■ **Source data**
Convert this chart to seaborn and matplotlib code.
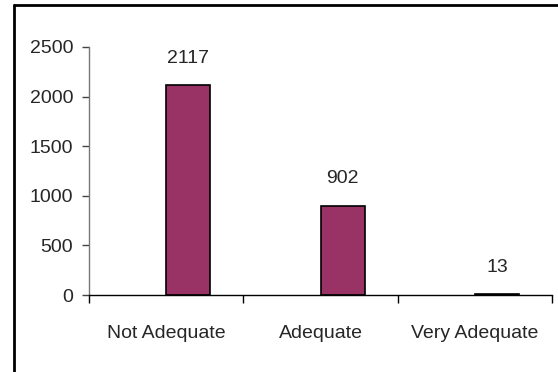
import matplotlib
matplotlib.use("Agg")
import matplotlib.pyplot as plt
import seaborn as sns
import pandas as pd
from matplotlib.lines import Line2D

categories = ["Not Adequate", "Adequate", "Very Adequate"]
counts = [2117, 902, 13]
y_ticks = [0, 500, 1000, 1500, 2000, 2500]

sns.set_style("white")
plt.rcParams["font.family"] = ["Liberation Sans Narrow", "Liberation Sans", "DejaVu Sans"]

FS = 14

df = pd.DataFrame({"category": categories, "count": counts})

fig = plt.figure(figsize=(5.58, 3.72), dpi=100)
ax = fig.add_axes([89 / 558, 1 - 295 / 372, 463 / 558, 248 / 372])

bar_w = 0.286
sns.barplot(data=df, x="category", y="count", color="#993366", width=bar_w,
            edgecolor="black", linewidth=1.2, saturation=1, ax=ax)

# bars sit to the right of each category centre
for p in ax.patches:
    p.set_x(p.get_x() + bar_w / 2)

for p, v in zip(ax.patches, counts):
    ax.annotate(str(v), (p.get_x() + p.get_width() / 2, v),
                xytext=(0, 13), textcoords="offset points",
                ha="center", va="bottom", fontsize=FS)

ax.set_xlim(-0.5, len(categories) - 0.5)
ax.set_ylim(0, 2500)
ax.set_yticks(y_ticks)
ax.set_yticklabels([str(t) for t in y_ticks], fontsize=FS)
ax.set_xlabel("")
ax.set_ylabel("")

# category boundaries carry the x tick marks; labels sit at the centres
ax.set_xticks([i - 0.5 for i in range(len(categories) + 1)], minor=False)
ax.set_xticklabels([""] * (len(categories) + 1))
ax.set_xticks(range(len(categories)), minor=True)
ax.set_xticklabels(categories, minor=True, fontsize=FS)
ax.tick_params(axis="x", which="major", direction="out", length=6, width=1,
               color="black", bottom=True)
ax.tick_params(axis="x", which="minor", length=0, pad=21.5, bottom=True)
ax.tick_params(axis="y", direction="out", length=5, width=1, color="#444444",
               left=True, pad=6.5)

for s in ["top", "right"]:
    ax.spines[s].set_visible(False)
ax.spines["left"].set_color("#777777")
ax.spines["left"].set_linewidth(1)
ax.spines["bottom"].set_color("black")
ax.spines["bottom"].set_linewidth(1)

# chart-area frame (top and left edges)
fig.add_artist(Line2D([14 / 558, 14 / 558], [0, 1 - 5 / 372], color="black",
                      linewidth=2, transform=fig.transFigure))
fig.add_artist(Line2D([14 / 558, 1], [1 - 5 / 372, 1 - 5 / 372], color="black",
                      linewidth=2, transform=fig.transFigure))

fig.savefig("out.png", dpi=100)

■ **Task description**
From the first line of the listing above, repeat every line through the one holding "from matplotlib.lines import Line2D". Both ends count, and pictures stay out.

■ **Answer**
Convert this chart to seaborn and matplotlib code.
import matplotlib
matplotlib.use("Agg")
import matplotlib.pyplot as plt
import seaborn as sns
import pandas as pd
from matplotlib.lines import Line2D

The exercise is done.